Moreover, neither Pinochet nor Franco launched a war of aggression, or invaded another country and overthrew its government as Stalin did. Strangely, both Pinochet and Franco’s regimes were peaceful in their relationships with other nations. In contrast, Stalin was a threat to all the USSR’s neighbors.

Presidents and Dictators

Nor did either Franco or Pinochet enjoy the buddy/buddy relationship with American presidents that Stalin enjoyed with FDR. The Presidents who came after FDR kept dictators at arm’s length, possibly out of fear of repeating FDR’s mistakes with Stalin.

In the late 1940s, some American anticommunists accused FDR, falsely, of selling Eastern Europe to Stalin at the Yalta Conference. Consequently, presidents feared being seen as too close to any dictator, after 1945.

For instance, many American conservatives criticized Richard M. Nixon’s historic meeting with China’s Mao Zedong in 1972. Not surprisingly, Nixon’s successors downplayed their meetings with Chinese leaders. Ironically, the argument that Communist China could serve as an ally against the Soviet Union rang hollow to many American anticommunists.

The closest any postwar President came to developing a close relationship with a dictator was Ronald Reagan, who developed a pleasant working relationship with Soviet Leader Mikhail Gorbachev.
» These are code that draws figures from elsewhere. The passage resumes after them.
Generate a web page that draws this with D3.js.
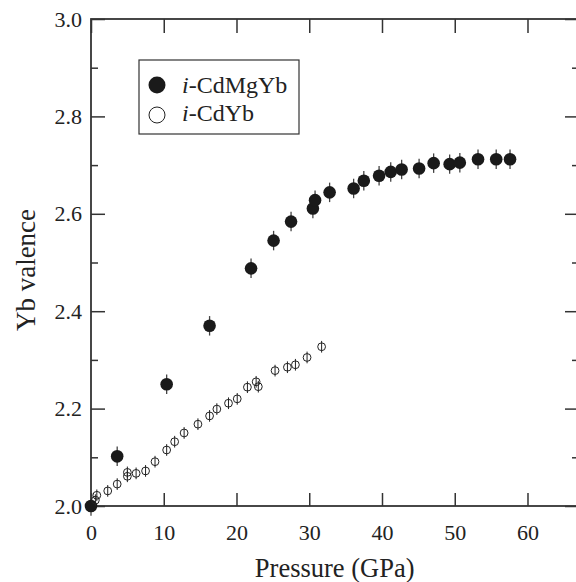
<!DOCTYPE html>
<html>
<head>
<meta charset="utf-8">
<script src="https://cdn.jsdelivr.net/npm/d3@7"></script>
<style>
  body { margin: 0; background: #fff; }
  svg { display: block; }
  svg text { font-family: 'Liberation Serif', serif !important; }
</style>
</head>
<body>
<div class="container"></div>
<script>
// i-CdMgYb (filled)
const pressureMg = [0, 3.6, 10.4, 16.3, 22.0, 25.1, 27.5, 30.5, 30.8, 32.8, 36.1, 37.5, 39.6, 41.2, 42.7, 45.1, 47.1, 49.3, 50.7, 53.2, 55.7, 57.6];
const valenceMg = [2.000, 2.102, 2.250, 2.370, 2.488, 2.545, 2.584, 2.611, 2.628, 2.644, 2.652, 2.668, 2.678, 2.686, 2.691, 2.693, 2.704, 2.702, 2.705, 2.712, 2.712, 2.712];
const errMg = 0.02;

// i-CdYb (open)
const pressureCd = [0.6, 0.8, 2.3, 3.6, 5.0, 5.0, 6.2, 7.5, 8.8, 10.4, 11.5, 12.8, 14.7, 16.3, 17.3, 18.9, 20.1, 21.5, 22.7, 23.0, 25.3, 27.0, 28.1, 29.7, 31.7];
const valenceCd = [2.012, 2.022, 2.031, 2.045, 2.061, 2.069, 2.067, 2.072, 2.091, 2.115, 2.132, 2.150, 2.168, 2.185, 2.199, 2.211, 2.220, 2.244, 2.255, 2.245, 2.278, 2.285, 2.290, 2.305, 2.327];
const errCd = 0.012;

const xTicks = [0, 10, 20, 30, 40, 50, 60];
const yTicks = [2.0, 2.2, 2.4, 2.6, 2.8, 3.0];
const yMinor = [2.1, 2.3, 2.5, 2.7, 2.9];
const legendLabels = ['CdMgYb', 'CdYb'];

const width = 576;
const height = 582;
const margin = { top: 19, right: -3, bottom: 76, left: 91 };
const innerW = width - margin.left - margin.right;
const innerH = height - margin.top - margin.bottom;
const fonte = 'Liberation Serif';

const svg = d3.select('.container')
  .append('svg')
  .attr('width', width)
  .attr('height', height);

const g = svg.append('g')
  .attr('transform', `translate(${margin.left},${margin.top})`);

const x = d3.scaleLinear().domain([0, 67.08]).range([0, innerW]);
const y = d3.scaleLinear().domain([2.0, 3.0]).range([innerH, 0]);

const axisColor = '#333';

// eixos
function styleAxis(sel) {
  sel.attr('font-family', null);
  sel.select('.domain').remove();
  sel.selectAll('.tick line').attr('stroke', axisColor).attr('stroke-width', 1.5);
  sel.selectAll('.tick text')
    .style('font-family', fonte)
    .attr('fill', '#222')
    .attr('font-size', 22);
}

g.append('g')
  .attr('transform', `translate(0,${innerH})`)
  .call(d3.axisBottom(x).tickValues(xTicks).tickSize(-13).tickPadding(18).tickFormat(d3.format('d')))
  .call(styleAxis);

g.append('g')
  .call(d3.axisTop(x).tickValues(xTicks).tickSize(-14).tickFormat(''))
  .call(styleAxis);

g.append('g')
  .call(d3.axisLeft(y).tickValues(yTicks).tickSize(-14).tickPadding(9).tickFormat(d3.format('.1f')))
  .call(styleAxis);

g.append('g')
  .call(d3.axisLeft(y).tickValues(yMinor).tickSize(-7).tickFormat(''))
  .call(styleAxis);

g.append('g')
  .attr('transform', `translate(${innerW},0)`)
  .call(d3.axisRight(y).tickValues(yTicks).tickSize(-14).tickFormat(''))
  .call(styleAxis);

g.append('g')
  .attr('transform', `translate(${innerW},0)`)
  .call(d3.axisRight(y).tickValues(yMinor).tickSize(-7).tickFormat(''))
  .call(styleAxis);

// moldura
g.append('rect')
  .attr('width', innerW)
  .attr('height', innerH)
  .attr('fill', 'none')
  .attr('stroke', axisColor)
  .attr('stroke-width', 1.8);

// dados
const mg = pressureMg.map((p, i) => ({ p, v: valenceMg[i] }));
const cd = pressureCd.map((p, i) => ({ p, v: valenceCd[i] }));

const pts = g.append('g');

pts.selectAll('.err-mg')
  .data(mg)
  .enter()
  .append('line')
  .attr('x1', d => x(d.p))
  .attr('x2', d => x(d.p))
  .attr('y1', d => y(d.v - errMg))
  .attr('y2', d => y(d.v + errMg))
  .attr('stroke', '#444')
  .attr('stroke-width', 1.3);

pts.selectAll('.pt-mg')
  .data(mg)
  .enter()
  .append('circle')
  .attr('cx', d => x(d.p))
  .attr('cy', d => y(d.v))
  .attr('r', 6.3)
  .attr('fill', '#1a1a1a');

pts.selectAll('.pt-cd')
  .data(cd)
  .enter()
  .append('circle')
  .attr('cx', d => x(d.p))
  .attr('cy', d => y(d.v))
  .attr('r', 3.9)
  .attr('fill', 'none')
  .attr('stroke', '#222')
  .attr('stroke-width', 1);

pts.selectAll('.err-cd')
  .data(cd)
  .enter()
  .append('line')
  .attr('x1', d => x(d.p))
  .attr('x2', d => x(d.p))
  .attr('y1', d => y(d.v - errCd))
  .attr('y2', d => y(d.v + errCd))
  .attr('stroke', '#222')
  .attr('stroke-width', 1);

// títulos
svg.append('text')
  .attr('x', margin.left + x(33.5))
  .attr('y', 577)
  .attr('text-anchor', 'middle')
  .attr('font-size', 26.5)
  .attr('fill', '#222')
  .style('font-family', fonte)
  .text('Pressure (GPa)');

svg.append('text')
  .attr('transform', 'translate(35,270) rotate(-90)')
  .attr('text-anchor', 'middle')
  .attr('font-size', 27)
  .attr('fill', '#222')
  .style('font-family', fonte)
  .text('Yb valence');

// legenda
const legenda = svg.append('g')
  .attr('transform', 'translate(139,60)');

legenda.append('rect')
  .attr('width', 160)
  .attr('height', 74)
  .attr('fill', '#fff')
  .attr('stroke', axisColor)
  .attr('stroke-width', 1.2);

legenda.append('circle')
  .attr('cx', 18)
  .attr('cy', 25)
  .attr('r', 8.5)
  .attr('fill', '#1a1a1a');

legenda.append('circle')
  .attr('cx', 18)
  .attr('cy', 55)
  .attr('r', 8)
  .attr('fill', 'none')
  .attr('stroke', '#222')
  .attr('stroke-width', 1);

legendLabels.forEach((lab, i) => {
  const t = legenda.append('text')
    .attr('x', 43)
    .attr('y', 33 + i * 28)
    .attr('font-size', 24)
    .attr('fill', '#222')
    .style('font-family', fonte);
  t.append('tspan').attr('font-style', 'italic').text('i');
  t.append('tspan').text('-' + lab);
});
</script>
</body>
</html>
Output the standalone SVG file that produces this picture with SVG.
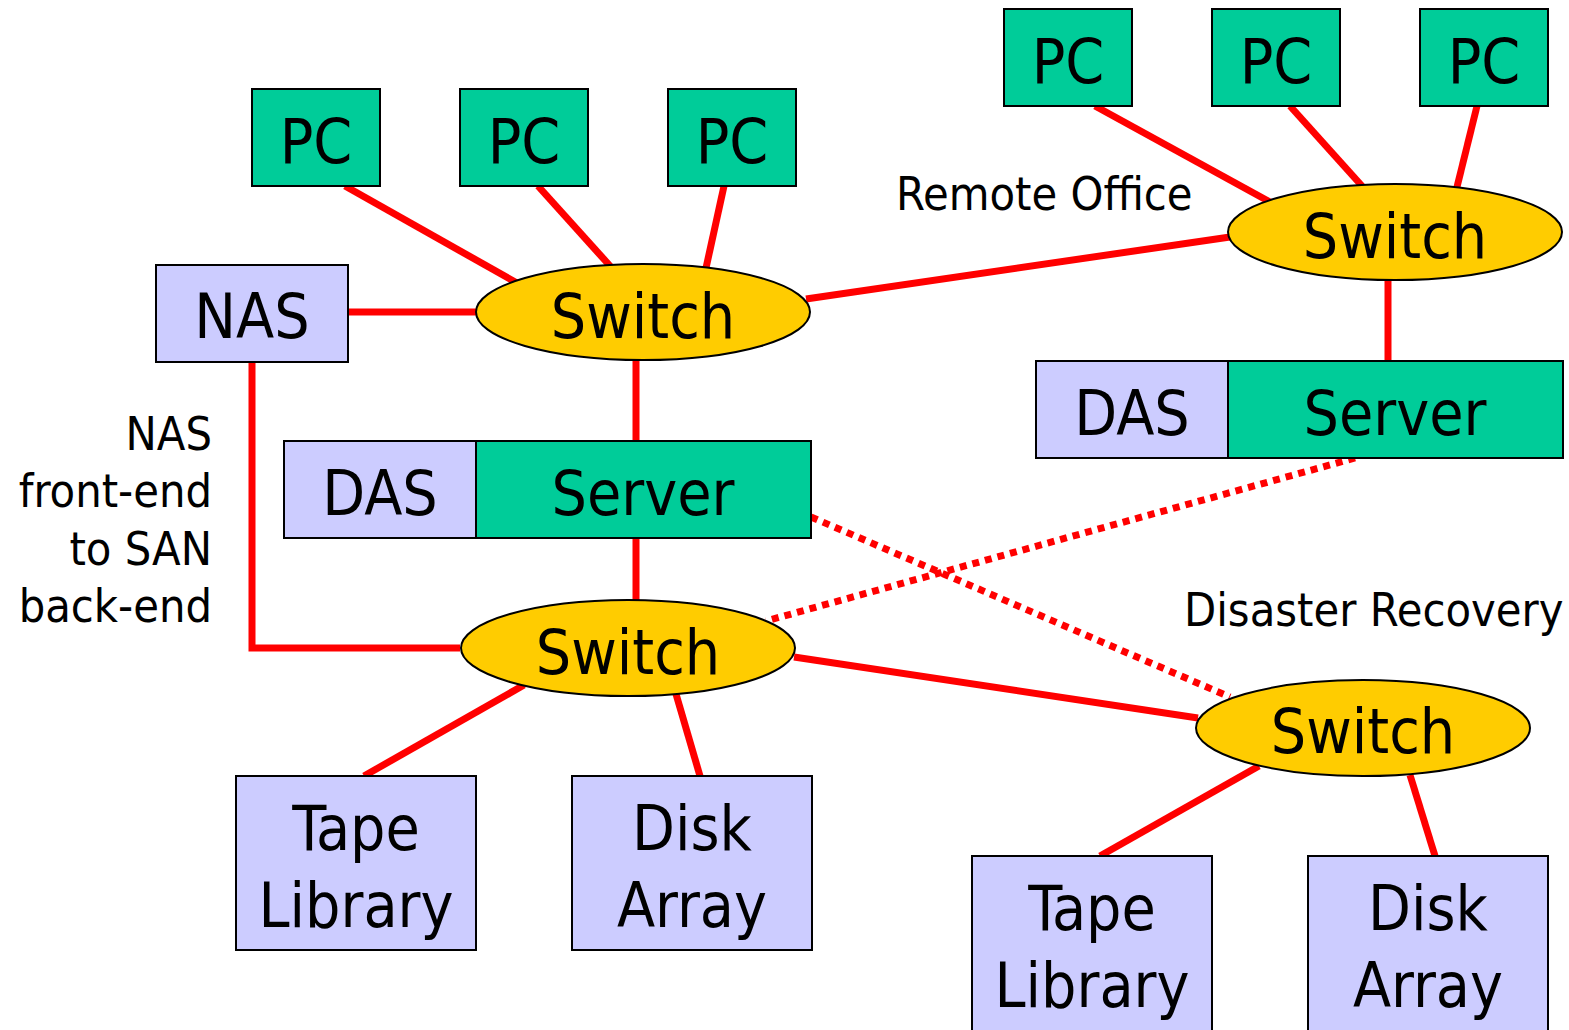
<svg xmlns="http://www.w3.org/2000/svg" width="1569" height="1030" viewBox="0 0 1569 1030">
  <style>
    .pc { fill: #00CC99; stroke: #000; stroke-width: 2; }
    .store { fill: #CCCCFF; stroke: #000; stroke-width: 2; }
    .sw { fill: #FFCC00; stroke: #000; stroke-width: 2; }
    .t { font-family: "DejaVu Sans Condensed", "DejaVu Sans", sans-serif; font-size: 62px; fill: #000; text-anchor: middle; }
    .lbl { font-family: "DejaVu Sans Condensed", "DejaVu Sans", sans-serif; font-size: 46.5px; fill: #000; }
    .link { stroke: #FF0000; stroke-width: 7; fill: none; }
    .dot { stroke: #FF0000; stroke-width: 7; fill: none; stroke-dasharray: 7 6; }
  </style>
  <rect width="1569" height="1030" fill="#fff"/>

  <!-- connectors -->
  <g id="connectors">
    <line class="link" x1="345" y1="186" x2="517" y2="283"/>
    <line class="link" x1="538" y1="186" x2="611" y2="267"/>
    <line class="link" x1="724" y1="186" x2="706" y2="268"/>
    <line class="link" x1="348" y1="312" x2="476" y2="312"/>
    <line class="link" x1="806" y1="299" x2="1230" y2="237"/>
    <line class="link" x1="636" y1="360" x2="636" y2="441"/>
    <line class="link" x1="636" y1="538" x2="636" y2="601"/>
    <polyline class="link" points="252,362 252,648 460,648"/>
    <line class="link" x1="524" y1="685" x2="364" y2="776"/>
    <line class="link" x1="676" y1="694" x2="700" y2="776"/>
    <line class="link" x1="794" y1="657" x2="1198" y2="718"/>
    <line class="link" x1="1259" y1="766" x2="1100" y2="856"/>
    <line class="link" x1="1410" y1="775" x2="1435" y2="856"/>
    <line class="link" x1="1095" y1="106" x2="1270" y2="202"/>
    <line class="link" x1="1290" y1="106" x2="1362" y2="186"/>
    <line class="link" x1="1477" y1="106" x2="1457" y2="187"/>
    <line class="link" x1="1388" y1="280" x2="1388" y2="361"/>
    <line class="dot" x1="811" y1="517" x2="1230" y2="697"/>
    <line class="dot" x1="1355" y1="458" x2="766" y2="621"/>
  </g>

  <!-- main office -->
  <g id="pc-1"><rect class="pc" x="252" y="89" width="128" height="97"/><text class="t" x="316" y="163">PC</text></g>
  <g id="pc-2"><rect class="pc" x="460" y="89" width="128" height="97"/><text class="t" x="524" y="163">PC</text></g>
  <g id="pc-3"><rect class="pc" x="668" y="89" width="128" height="97"/><text class="t" x="732" y="163">PC</text></g>
  <g id="nas"><rect class="store" x="156" y="265" width="192" height="97"/><text class="t" x="252" y="338">NAS</text></g>
  <g id="switch-lan"><ellipse class="sw" cx="643" cy="312" rx="167" ry="48"/><text class="t" x="643" y="338">Switch</text></g>
  <g id="das-1"><rect class="store" x="284" y="441" width="192" height="97"/><text class="t" x="380" y="515">DAS</text></g>
  <g id="server-1"><rect class="pc" x="476" y="441" width="335" height="97"/><text class="t" x="643" y="515">Server</text></g>
  <g id="switch-san"><ellipse class="sw" cx="628" cy="648" rx="167" ry="48"/><text class="t" x="628" y="674">Switch</text></g>
  <g id="tape-1"><rect class="store" x="236" y="776" width="240" height="174"/><text class="t" x="356" y="850">Tape</text><text class="t" x="356" y="927">Library</text></g>
  <g id="disk-1"><rect class="store" x="572" y="776" width="240" height="174"/><text class="t" x="692" y="850">Disk</text><text class="t" x="692" y="927">Array</text></g>

  <!-- remote office -->
  <g id="pc-4"><rect class="pc" x="1004" y="9" width="128" height="97"/><text class="t" x="1068" y="83">PC</text></g>
  <g id="pc-5"><rect class="pc" x="1212" y="9" width="128" height="97"/><text class="t" x="1276" y="83">PC</text></g>
  <g id="pc-6"><rect class="pc" x="1420" y="9" width="128" height="97"/><text class="t" x="1484" y="83">PC</text></g>
  <g id="switch-remote"><ellipse class="sw" cx="1395" cy="232" rx="167" ry="48"/><text class="t" x="1395" y="258">Switch</text></g>
  <g id="das-2"><rect class="store" x="1036" y="361" width="192" height="97"/><text class="t" x="1132" y="435">DAS</text></g>
  <g id="server-2"><rect class="pc" x="1228" y="361" width="335" height="97"/><text class="t" x="1395" y="435">Server</text></g>

  <!-- disaster recovery site -->
  <g id="switch-dr"><ellipse class="sw" cx="1363" cy="728" rx="167" ry="48"/><text class="t" x="1363" y="753">Switch</text></g>
  <g id="tape-2"><rect class="store" x="972" y="856" width="240" height="180"/><text class="t" x="1092" y="930">Tape</text><text class="t" x="1092" y="1007">Library</text></g>
  <g id="disk-2"><rect class="store" x="1308" y="856" width="240" height="180"/><text class="t" x="1428" y="930">Disk</text><text class="t" x="1428" y="1007">Array</text></g>

  <!-- labels -->
  <g id="labels">
    <text class="lbl" x="896" y="210">Remote Office</text>
    <text class="lbl" x="1184" y="626">Disaster Recovery</text>
    <text class="lbl" text-anchor="end" x="212" y="450">NAS</text>
    <text class="lbl" text-anchor="end" x="212" y="507">front-end</text>
    <text class="lbl" text-anchor="end" x="212" y="565">to SAN</text>
    <text class="lbl" text-anchor="end" x="212" y="622">back-end</text>
  </g>
</svg>
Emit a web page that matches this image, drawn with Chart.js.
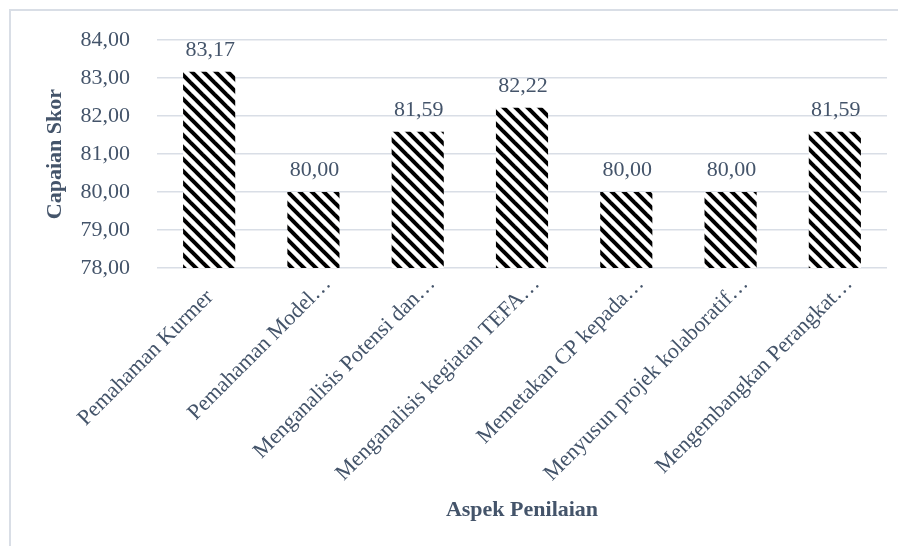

However, Gorbachev was a weak reformer who was going out of his way not to look like a Communist.

In the final analysis, America’s World War II support for Russia was a smart strategy. However, FDR’s close relationship with Stalin was a political mistake that served no purpose. Indeed, the Stalin relationship was out of character for FDR who usually displayed better political instincts.

Future presidents need to keep Franklin D. Roosevelt’s friendship with Stalin in mind when dealing with dictators. Stalin and FDR show us that a few misguided efforts at communication can destroy a leader’s reputation.